begin INFORMATION PROVIDED
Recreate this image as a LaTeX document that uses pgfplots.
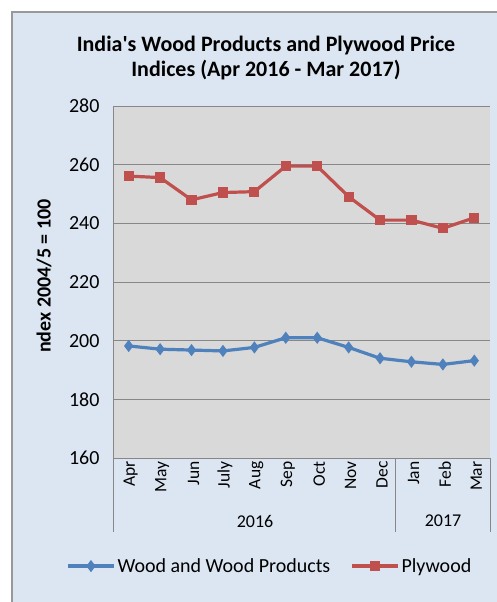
\documentclass[border=0pt]{standalone}
\usepackage{pgfplots}
\pgfplotsset{compat=1.18}
\usepackage{fontspec}
\setmainfont{Carlito}
\definecolor{bgblue}{HTML}{DCE6F2}
\definecolor{plotgray}{HTML}{D9D9D9}
\definecolor{gridgray}{HTML}{878787}
\definecolor{woodblue}{HTML}{4F81BD}
\definecolor{plyred}{HTML}{C0504D}
\begin{document}
\begin{tikzpicture}[x=1pt,y=1pt]
\path[use as bounding box] (0,0) rectangle (496,-602);
\fill[white] (0,0) rectangle (496,-602);
\filldraw[fill=bgblue,draw=gray!80,line width=1.5pt] (12,-12) rectangle (520,-640);
\node[font=\bfseries\fontsize{22}{24.5}\selectfont,align=center] at (266,-58) {India\textquotesingle s Wood Products and Plywood Price\\Indices (Apr 2016 - Mar 2017)};
\node[font=\bfseries\fontsize{20}{22}\selectfont,rotate=90] at (44,-276) {ndex 2004/5 = 100};
\begin{axis}[
  at={(113pt,-458pt)}, anchor=south west,
  scale only axis, width=377pt, height=352pt,
  xmin=-0.5, xmax=11.5, ymin=160, ymax=280,
  ytick={160,180,...,280},
  xtick={0,...,11},
  xticklabels={Apr,May,Jun,July,Aug,Sep,Oct,Nov,Dec,Jan,Feb,Mar},
  xticklabel style={rotate=90, anchor=east, font=\fontsize{17.5}{18}\selectfont, yshift=-2pt},
  yticklabel style={font=\fontsize{20}{22}\selectfont, xshift=-10pt},
  /pgf/number format/assume math mode=true,
  major tick length=0pt,
  ymajorgrids, grid style={gridgray, line width=1pt},
  axis background/.style={fill=plotgray},
  axis x line*=bottom, axis y line*=left,
  axis line style={gridgray, line width=1pt, -},
  legend style={at={(0.416,-0.307)}, anchor=center, draw=none, fill=none,
    legend columns=2, font=\fontsize{20}{22}\selectfont,
    /tikz/every even column/.append style={column sep=18pt}},
  legend image code/.code={\draw[mark repeat=2,mark phase=2,#1] plot coordinates {(0pt,0pt)(23pt,0pt)(46pt,0pt)};},
]
\addplot[woodblue, line width=3.2pt, mark=diamond*, mark size=3.5pt, mark options={solid}] coordinates {
(0,198.2)(1,197.1)(2,196.8)(3,196.5)(4,197.7)(5,201.0)(6,201.0)(7,197.7)(8,194.0)(9,192.8)(10,191.9)(11,193.2)};
\addlegendentry{Wood and Wood Products}
\addplot[plyred, line width=3.2pt, mark=square*, mark size=3.5pt, mark options={solid}] coordinates {
(0,256.1)(1,255.6)(2,248.0)(3,250.5)(4,250.8)(5,259.5)(6,259.5)(7,249.1)(8,241.1)(9,241.1)(10,238.3)(11,241.9)};
\addlegendentry{Plywood}
\end{axis}
\draw[gridgray, line width=1pt] (113,-458) -- (113,-532);
\draw[gridgray, line width=1pt] (395.8,-458) -- (395.8,-532);
\draw[gridgray, line width=1pt] (490,-458) -- (490,-532);
\node[font=\fontsize{18}{20}\selectfont] at (255,-521) {2016};
\node[font=\fontsize{18}{20}\selectfont] at (443,-521) {2017};
\end{tikzpicture}
\end{document}
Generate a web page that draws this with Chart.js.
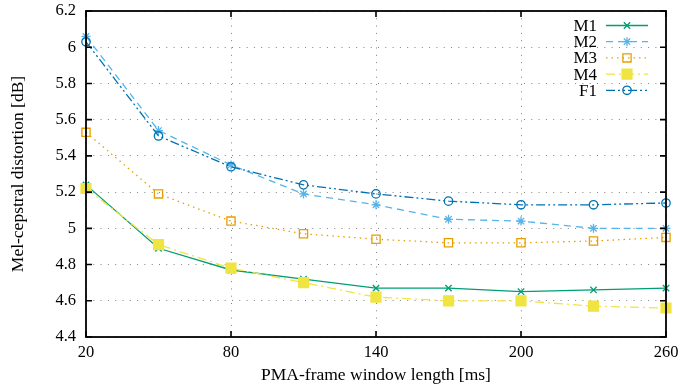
<!DOCTYPE html>
<html>
<head>
<meta charset="utf-8">
<script src="https://cdn.jsdelivr.net/npm/chart.js@4/dist/chart.umd.min.js"></script>
<style>
html,body{margin:0;padding:0;background:#fff;}
#wrap{position:relative;width:684px;height:392px;}
</style>
</head>
<body>
<div id="wrap"><canvas id="c" width="684" height="392"></canvas></div>
<script>
// ---- data ----
const windowLengths = [20, 50, 80, 110, 140, 170, 200, 230, 260];
const seriesNames = ["M1", "M2", "M3", "M4", "F1"];
const m1 = [5.24, 4.89, 4.77, 4.72, 4.67, 4.67, 4.65, 4.66, 4.67];
const m2 = [6.06, 5.54, 5.35, 5.19, 5.13, 5.05, 5.04, 5.00, 5.00];
const m3 = [5.53, 5.19, 5.04, 4.97, 4.94, 4.92, 4.92, 4.93, 4.95];
const m4 = [5.22, 4.91, 4.78, 4.70, 4.62, 4.60, 4.60, 4.57, 4.56];
const f1 = [6.03, 5.51, 5.34, 5.24, 5.19, 5.15, 5.13, 5.13, 5.14];
const xTicks = [20, 80, 140, 200, 260];
const yTicks = [4.4, 4.6, 4.8, 5, 5.2, 5.4, 5.6, 5.8, 6, 6.2];
const xTitle = "PMA-frame window length [ms]";
const yTitle = "Mel-cepstral distortion [dB]";

const FONT = "'Liberation Serif', 'Times New Roman', serif";

const styles = [
  {color: "#009E73", dash: [], point: "crossRot", radius: 4.5, fill: false},
  {color: "#56B4E9", dash: [7, 5], point: "star", radius: 4.5, fill: false},
  {color: "#E69F00", dash: [1.5, 4], point: "rect", radius: 5.8, fill: false},
  {color: "#F0E442", dash: [9, 4, 2, 4], point: "rect", radius: 7, fill: true},
  {color: "#0072B2", dash: [9, 3, 2, 3, 2, 3], point: "circle", radius: 4.2, fill: false}
];
const values = [m1, m2, m3, m4, f1];

const datasets = values.map((vals, i) => ({
  label: seriesNames[i],
  data: windowLengths.map((x, j) => ({x: x, y: vals[j]})),
  borderColor: styles[i].color,
  backgroundColor: styles[i].fill ? styles[i].color : "#ffffff00",
  borderWidth: 1.3,
  borderDash: styles[i].dash,
  pointStyle: styles[i].point,
  pointRadius: styles[i].radius,
  pointBorderWidth: 1.3,
  pointBorderColor: styles[i].color,
  pointBackgroundColor: styles[i].fill ? styles[i].color : "rgba(0,0,0,0)",
  tension: 0,
  clip: false,
  order: 5 - i
}));

const framePlugin = {
  id: "frame",
  afterDatasetsDraw(chart) {
    const ctx = chart.ctx;
    const a = chart.chartArea;
    const xs = chart.scales.x, ys = chart.scales.y;
    ctx.save();
    ctx.strokeStyle = "#000";
    ctx.lineWidth = 1.6;
    ctx.setLineDash([]);
    ctx.beginPath();
    const L = 6;
    xTicks.forEach(v => {
      const px = xs.getPixelForValue(v);
      ctx.moveTo(px, a.bottom); ctx.lineTo(px, a.bottom - L);
      ctx.moveTo(px, a.top); ctx.lineTo(px, a.top + L);
    });
    yTicks.forEach(v => {
      const py = ys.getPixelForValue(v);
      ctx.moveTo(a.left, py); ctx.lineTo(a.left + L, py);
      ctx.moveTo(a.right, py); ctx.lineTo(a.right - L, py);
    });
    ctx.stroke();
    ctx.lineWidth = 1.8;
    ctx.strokeRect(a.left, a.top, a.right - a.left, a.bottom - a.top);

    // legend
    const textRight = 597, lineL = 606, lineR = 648, mid = 627;
    const y0 = 25.5, dy = 16.2;
    ctx.font = "17px " + FONT;
    ctx.textAlign = "right";
    ctx.textBaseline = "middle";
    chart.data.datasets.forEach((ds, i) => {
      const y = y0 + i * dy;
      ctx.fillStyle = "#000";
      ctx.fillText(ds.label, textRight, y + 1);
      ctx.strokeStyle = ds.borderColor;
      ctx.lineWidth = ds.borderWidth;
      ctx.setLineDash(ds.borderDash);
      ctx.beginPath();
      ctx.moveTo(lineL, y); ctx.lineTo(lineR, y);
      ctx.stroke();
      ctx.setLineDash([]);
      ctx.fillStyle = ds.pointBackgroundColor;
      ctx.strokeStyle = ds.pointBorderColor;
      ctx.lineWidth = ds.pointBorderWidth;
      Chart.helpers.drawPoint(ctx, {pointStyle: ds.pointStyle, radius: ds.pointRadius, rotation: 0, borderWidth: ds.pointBorderWidth}, mid, y);
    });
    ctx.restore();
  }
};

new Chart(document.getElementById("c"), {
  type: "line",
  data: {datasets: datasets},
  options: {
    responsive: false,
    animation: false,
    devicePixelRatio: 1,
    layout: {padding: {top: 11, right: 18, left: 0, bottom: 0}},
    plugins: {legend: {display: false}, tooltip: {enabled: false}, title: {display: false}},
    scales: {
      x: {
        type: "linear",
        min: 20, max: 260,
        afterBuildTicks: s => { s.ticks = xTicks.map(v => ({value: v})); },
        afterFit: s => { s.height = 55; s.paddingLeft = 0; s.paddingRight = 0; },
        grid: {color: "#808080", lineWidth: 1, drawTicks: false},
        border: {display: false, dash: [1, 6.3]},
        ticks: {color: "#000", font: {family: FONT, size: 16.5}, padding: 6, maxRotation: 0, autoSkip: false,
                callback: v => String(v)},
        title: {display: true, text: xTitle, color: "#000", font: {family: FONT, size: 17.5}, padding: {top: 0, bottom: 6}}
      },
      y: {
        type: "linear",
        min: 4.4, max: 6.2,
        afterBuildTicks: s => { s.ticks = yTicks.map(v => ({value: v})); },
        afterFit: s => { s.width = 86; s.paddingTop = 0; s.paddingBottom = 0; },
        grid: {color: "#808080", lineWidth: 1, drawTicks: false},
        border: {display: false, dash: [1, 6.3]},
        ticks: {color: "#000", font: {family: FONT, size: 16.5}, padding: 10, autoSkip: false,
                callback: v => String(Number(Number(v).toFixed(1)))},
        title: {display: true, text: yTitle, color: "#000", font: {family: FONT, size: 17.5}, padding: {top: 8, bottom: 0}}
      }
    }
  },
  plugins: [framePlugin]
});
</script>
</body>
</html>
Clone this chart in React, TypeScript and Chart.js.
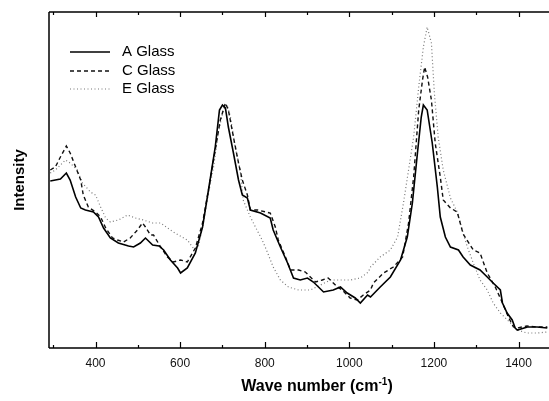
import React, { useEffect, useRef } from "react";
import { Chart, registerables } from "chart.js";

Chart.register(...registerables);

// A Glass (solid)
const aWave = [293, 305, 317, 331, 340, 353, 365, 376, 395, 407, 419, 435, 454, 478, 490, 506, 518, 535, 550, 561, 577, 594, 601, 617, 636, 653, 667, 683, 693, 700, 707, 714, 726, 738, 747, 759, 766, 790, 813, 820, 837, 854, 868, 884, 901, 915, 939, 962, 979, 995, 1014, 1026, 1043, 1050, 1073, 1097, 1121, 1137, 1149, 1161, 1170, 1175, 1184, 1196, 1208, 1215, 1227, 1239, 1258, 1269, 1286, 1309, 1326, 1340, 1357, 1362, 1373, 1385, 1392, 1397, 1421, 1444, 1468];
const aInt = [167, 168, 169, 175, 168, 151, 140, 138, 136, 131, 120, 110, 105, 102, 101, 105, 110, 103, 102, 98, 88, 80, 75, 80, 95, 121, 158, 201, 238, 243, 240, 221, 195, 168, 153, 150, 138, 135, 130, 118, 101, 85, 70, 68, 70, 66, 56, 58, 61, 55, 50, 45, 53, 51, 61, 71, 88, 111, 145, 195, 231, 243, 238, 205, 161, 131, 111, 101, 98, 91, 83, 78, 71, 65, 58, 45, 35, 28, 20, 18, 21, 21, 20];

// C Glass (dashed)
const cWave = [293, 305, 317, 331, 340, 353, 365, 371, 383, 400, 412, 424, 440, 452, 466, 482, 499, 511, 518, 530, 537, 554, 570, 584, 601, 617, 636, 653, 667, 683, 695, 707, 714, 726, 738, 747, 759, 766, 783, 813, 825, 832, 849, 861, 880, 896, 920, 936, 950, 972, 983, 1002, 1019, 1033, 1050, 1057, 1081, 1104, 1126, 1140, 1152, 1164, 1173, 1178, 1185, 1194, 1203, 1215, 1222, 1239, 1255, 1269, 1293, 1309, 1326, 1345, 1362, 1376, 1388, 1397, 1420, 1445, 1468];
const cInt = [178, 181, 191, 202, 195, 181, 168, 153, 141, 136, 131, 120, 110, 108, 106, 110, 118, 125, 121, 113, 113, 101, 91, 86, 88, 86, 100, 125, 158, 198, 228, 245, 238, 211, 185, 168, 153, 138, 138, 135, 121, 108, 91, 78, 78, 76, 66, 68, 70, 61, 58, 50, 48, 53, 58, 65, 75, 81, 91, 125, 171, 238, 268, 281, 271, 248, 205, 171, 148, 140, 136, 114, 98, 95, 75, 61, 45, 31, 21, 20, 22, 21, 21];

// E Glass (dotted)
const eWave = [293, 305, 317, 329, 340, 357, 369, 388, 400, 412, 424, 435, 454, 476, 494, 513, 535, 554, 584, 617, 631, 643, 655, 667, 679, 690, 702, 711, 719, 730, 742, 749, 766, 778, 794, 806, 820, 837, 856, 880, 908, 932, 955, 979, 1002, 1026, 1045, 1050, 1073, 1097, 1114, 1128, 1140, 1152, 1164, 1175, 1184, 1194, 1201, 1210, 1222, 1239, 1255, 1267, 1279, 1293, 1309, 1326, 1340, 1357, 1381, 1397, 1420, 1445, 1468];
const eInt = [175, 178, 183, 188, 185, 178, 165, 156, 153, 141, 130, 126, 128, 133, 130, 128, 125, 125, 116, 108, 100, 101, 125, 155, 181, 215, 238, 243, 231, 201, 178, 148, 131, 121, 108, 96, 81, 68, 61, 58, 58, 63, 68, 68, 68, 70, 76, 81, 91, 98, 111, 145, 178, 211, 261, 301, 321, 305, 255, 211, 178, 150, 136, 118, 101, 85, 68, 58, 45, 35, 25, 18, 15, 15, 16];

const seriesNames = ["A Glass", "C Glass", "E Glass"];
const xTicks = [400, 600, 800, 1000, 1200, 1400];
const xMinorTicks = [300, 500, 700, 900, 1100, 1300];
const xMin = 290;
const xMax = 1472;
const yMin = 0;
const yMax = 336;

const FONT = "'Liberation Sans', Arial, Helvetica, sans-serif";

const toPts = (xs: number[], ys: number[]) => xs.map((x, i) => ({ x, y: ys[i] }));

const framePlugin = {
  id: "frameAndDecor",
  afterDatasetsDraw(chart: any) {
    const { ctx, chartArea } = chart;
    const { left, right, top, bottom } = chartArea;
    const xs = chart.scales.x;
    ctx.save();
    ctx.strokeStyle = "#000";
    ctx.lineWidth = 1.5;
    ctx.beginPath();
    ctx.moveTo(left, top);
    ctx.lineTo(right, top);
    ctx.moveTo(left, top);
    ctx.lineTo(left, bottom);
    ctx.moveTo(left, bottom);
    ctx.lineTo(right, bottom);
    ctx.stroke();
    ctx.lineWidth = 1.2;
    ctx.beginPath();
    xTicks.forEach((v) => {
      const px = Math.round(xs.getPixelForValue(v)) + 0.5;
      ctx.moveTo(px, bottom);
      ctx.lineTo(px, bottom - 6);
      ctx.moveTo(px, top);
      ctx.lineTo(px, top + 5);
    });
    xMinorTicks.forEach((v) => {
      if (v < xMin || v > xMax) return;
      const px = Math.round(xs.getPixelForValue(v)) + 0.5;
      ctx.moveTo(px, bottom);
      ctx.lineTo(px, bottom - 3);
      ctx.moveTo(px, top);
      ctx.lineTo(px, top + 3);
    });
    ctx.stroke();

    // legend
    const ds = chart.data.datasets;
    const lx0 = left + 21;
    const lx1 = left + 61;
    const rows = [top + 40, top + 59, top + 77];
    ctx.font = `15px ${FONT}`;
    ctx.textBaseline = "middle";
    ctx.fillStyle = "#000";
    ds.forEach((d: any, i: number) => {
      ctx.beginPath();
      ctx.strokeStyle = d.borderColor;
      ctx.lineWidth = d.borderWidth;
      ctx.setLineDash(d.borderDash || []);
      ctx.moveTo(lx0, rows[i]);
      ctx.lineTo(lx1, rows[i]);
      ctx.stroke();
      ctx.setLineDash([]);
      ctx.fillText(d.label, lx1 + 12, rows[i]);
    });

    // y title
    ctx.save();
    ctx.translate(20, (top + bottom) / 2);
    ctx.rotate(-Math.PI / 2);
    ctx.font = `bold 15px ${FONT}`;
    ctx.textAlign = "center";
    ctx.textBaseline = "middle";
    ctx.fillText("Intensity", 0, 0);
    ctx.restore();

    // x title with superscript
    const main = "Wave number (cm";
    const sup = "-1";
    const tail = ")";
    ctx.font = `bold 16px ${FONT}`;
    const w1 = ctx.measureText(main).width;
    const w3 = ctx.measureText(tail).width;
    ctx.font = `bold 10px ${FONT}`;
    const w2 = ctx.measureText(sup).width;
    const total = w1 + w2 + w3;
    const cx = 317;
    const baseY = 391;
    let x = cx - total / 2;
    ctx.textAlign = "left";
    ctx.textBaseline = "alphabetic";
    ctx.font = `bold 16px ${FONT}`;
    ctx.fillText(main, x, baseY);
    x += w1;
    ctx.font = `bold 10px ${FONT}`;
    ctx.fillText(sup, x, baseY - 6);
    x += w2;
    ctx.font = `bold 16px ${FONT}`;
    ctx.fillText(tail, x, baseY);
    ctx.restore();
  },
};

export default function App() {
  const ref = useRef<HTMLCanvasElement | null>(null);
  useEffect(() => {
    document.body.style.margin = "0";
    const canvas = ref.current;
    if (!canvas) return;
    const chart = new Chart(canvas, {
      type: "line",
      data: {
        datasets: [
          {
            label: seriesNames[0],
            data: toPts(aWave, aInt),
            borderColor: "#000",
            borderWidth: 1.6,
            pointRadius: 0,
            tension: 0,
            fill: false,
          },
          {
            label: seriesNames[1],
            data: toPts(cWave, cInt),
            borderColor: "#111",
            borderWidth: 1.4,
            borderDash: [4, 3],
            pointRadius: 0,
            tension: 0,
            fill: false,
          },
          {
            label: seriesNames[2],
            data: toPts(eWave, eInt),
            borderColor: "#777",
            borderWidth: 1.2,
            borderDash: [1, 2.5],
            pointRadius: 0,
            tension: 0,
            fill: false,
          },
        ],
      },
      options: {
        responsive: false,
        animation: false,
        devicePixelRatio: 1,
        layout: { padding: { left: 49, top: 12, right: 0, bottom: 0 } },
        plugins: { legend: { display: false }, tooltip: { enabled: false }, title: { display: false } },
        scales: {
          x: {
            type: "linear",
            min: xMin,
            max: xMax,
            grid: { display: false, drawTicks: false },
            border: { display: false },
            afterBuildTicks: (scale: any) => {
              scale.ticks = xTicks.map((v) => ({ value: v }));
            },
            afterFit: (scale: any) => {
              scale.height = 53;
            },
            ticks: {
              padding: 8,
              color: "#111",
              font: { family: FONT, size: 12 },
              maxRotation: 0,
              autoSkip: false,
              callback: (v: any) => String(v),
            },
          },
          y: {
            type: "linear",
            display: false,
            min: yMin,
            max: yMax,
          },
        },
      },
      plugins: [framePlugin],
    });
    return () => chart.destroy();
  }, []);
  return (
    <div style={{ position: "absolute", left: 0, top: 0, width: 549, height: 401, background: "#fff" }}>
      <canvas ref={ref} width={549} height={401} style={{ display: "block" }} />
    </div>
  );
}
end INFORMATION PROVIDED
> _WORK INSTRUCTIONS_: Keep the pictures out, and extract only the lines that begin at the one containing "Generate a web" and end at the one containing "Serif', 'Times New", inclusive.

> _RESULT OF THIS TASK_:
Generate a web page that draws this with Chart.js.
<!DOCTYPE html>
<html>
<head>
<meta charset="utf-8">
<script src="https://cdn.jsdelivr.net/npm/chart.js@4/dist/chart.umd.min.js"></script>
<style>
html,body{margin:0;padding:0;background:#fff;}
#wrap{position:relative;width:684px;height:392px;}
</style>
</head>
<body>
<div id="wrap"><canvas id="c" width="684" height="392"></canvas></div>
<script>
// ---- data ----
const windowLengths = [20, 50, 80, 110, 140, 170, 200, 230, 260];
const seriesNames = ["M1", "M2", "M3", "M4", "F1"];
const m1 = [5.24, 4.89, 4.77, 4.72, 4.67, 4.67, 4.65, 4.66, 4.67];
const m2 = [6.06, 5.54, 5.35, 5.19, 5.13, 5.05, 5.04, 5.00, 5.00];
const m3 = [5.53, 5.19, 5.04, 4.97, 4.94, 4.92, 4.92, 4.93, 4.95];
const m4 = [5.22, 4.91, 4.78, 4.70, 4.62, 4.60, 4.60, 4.57, 4.56];
const f1 = [6.03, 5.51, 5.34, 5.24, 5.19, 5.15, 5.13, 5.13, 5.14];
const xTicks = [20, 80, 140, 200, 260];
const yTicks = [4.4, 4.6, 4.8, 5, 5.2, 5.4, 5.6, 5.8, 6, 6.2];
const xTitle = "PMA-frame window length [ms]";
const yTitle = "Mel-cepstral distortion [dB]";

const FONT = "'Liberation Serif', 'Times New Roman', serif";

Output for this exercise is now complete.